On the other hand, it is almost certain that forcing is discovered before the consistency of $\neg\mathrm{CH}$ with $\mathrm{ZFC}$, given that, as far as I know, there is still no forcing-free proof of this consistency.
[Gödel-Ulam] Assume $V=L$. There is no ($\sigma$-additive) measure defined on all projective sets which vanishes on points.
(Sketch) The point is that there is a projective wellorder of the reals in $L$ which enables the construction of a Ulam matrix which is projective in the codes.
$\Box$Ulam asked Gödel whether he thinks this result is worth publishing. In a later letter, he asked whether Gödel has published it yet. Gödel never explicitly expressed interest in doing so.
Interestingly, there is some controversy about who first noticed that there is a $\Delta^1_2$-wellorder and hence $\Delta^1_2$ non-Lebesgue-measurable of the reals in $L$. This already appears in Gödel's 1938 announcment of his results, without credit to another mathematician. Kreisel claims in his memoirs on Gödel (from 1980) that this fact is really due to Ulam "acording to Gödel's notes", without giving further details. Kanamori argues that the known letters between Gödel and Ulam strongly indicate that it was indeed Gödel's own discovery.
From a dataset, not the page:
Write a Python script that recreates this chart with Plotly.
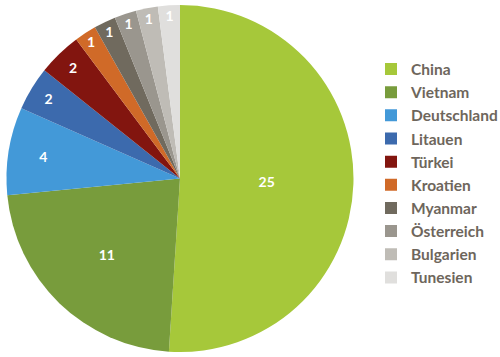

Less than two weeks before the Nazi's attacked Poland, Ulam travelled on a boat to the US together with his then 17 year old brother. Both his father and his sister, as well as more family members of his were killed by the Nazis. Hausdorff, who publicized the measure problem through his book "Grundzüge der Mengenlehre" was another victim of the holocaust. Gödel emigrated to the US five months later in response to the Anschluss in order to avoid being drafted by the Nazis.
After the US joined the second world war, Ulam eventually became dissatisfied with his own contributions to the war effort. He felt he could do more than just teach war related courses. Thus, in early 1944, he made use of his close friendship with Von Neumann to get recruited to the Manhattan project, where Ulam helped deveolp the first atomic bomb. Ulam together with Teller, would later make a breakthrough which led to the design of the first fusion bomb. Before this, many scientist believed and hoped that such a bomb could not exist. He would not return to academics full time before 1967.
As far as we know, Ulam has never asked Gödel about the existence of measurable cardinals in $L$. After his joint publications with Oxtoby in the Annals of Mathematics in 1939 and 1941, Ulam would never publish another paper about measure theory.
I want to briefly mention another argument which shows that measurable cardinals do not exist in $L$. First show that any measurable cardinal is Ramsey. Now if $\kappa$ is Ramsey, it is not hard to see, using condenstation once more, that $L_\kappa$ is generated by a set $I$ of indiscernibles for the structure $(L_\kappa;\in)$. In particular, any constructible real is definable over $L_\kappa$ from finitely many indiscernibles from $I$. It is now easy to show that it does not matter which indiscernibles the definition uses, that is if $\tau^{L_\kappa}(v_0,\dots, v_n)$ is a term for a real number and $\alpha^i_0<\dots<\alpha^i_n$ belong to $I$ for $i<2$ then $$\tau^{L_\kappa}(\alpha_0^0,\dots,\alpha_n^0)=\tau^{L_\kappa}(\alpha_0^1,\dots,\alpha_n^1).$$
It follows that there are only countably many construcible reals, so $V\neq L$. I belive that this argument is due to Silver.
However, not all the methods we used here were readily available in the 1930s. E.g. the proof showing that measurable cardinals are Ramsey that I know first establishes the existence of a normal measure. This is explained by the fact that every Ramsey measure is equivalent to a normal measure. Now, to construct a normal measure, while it is not required to do the full ultrapower construction, all arguments I am aware of use some ideas which are already quite close to the ultrapower method. Further, the notion of normality first appeared implicitly in Fodor's paper proving Fodor's lemma from 1956.
Scott's famous result on the nonexistence of measurables in $L$ is a landmark result for Inner Model Theory. We argue that it could have been proven more than 20 years ealier.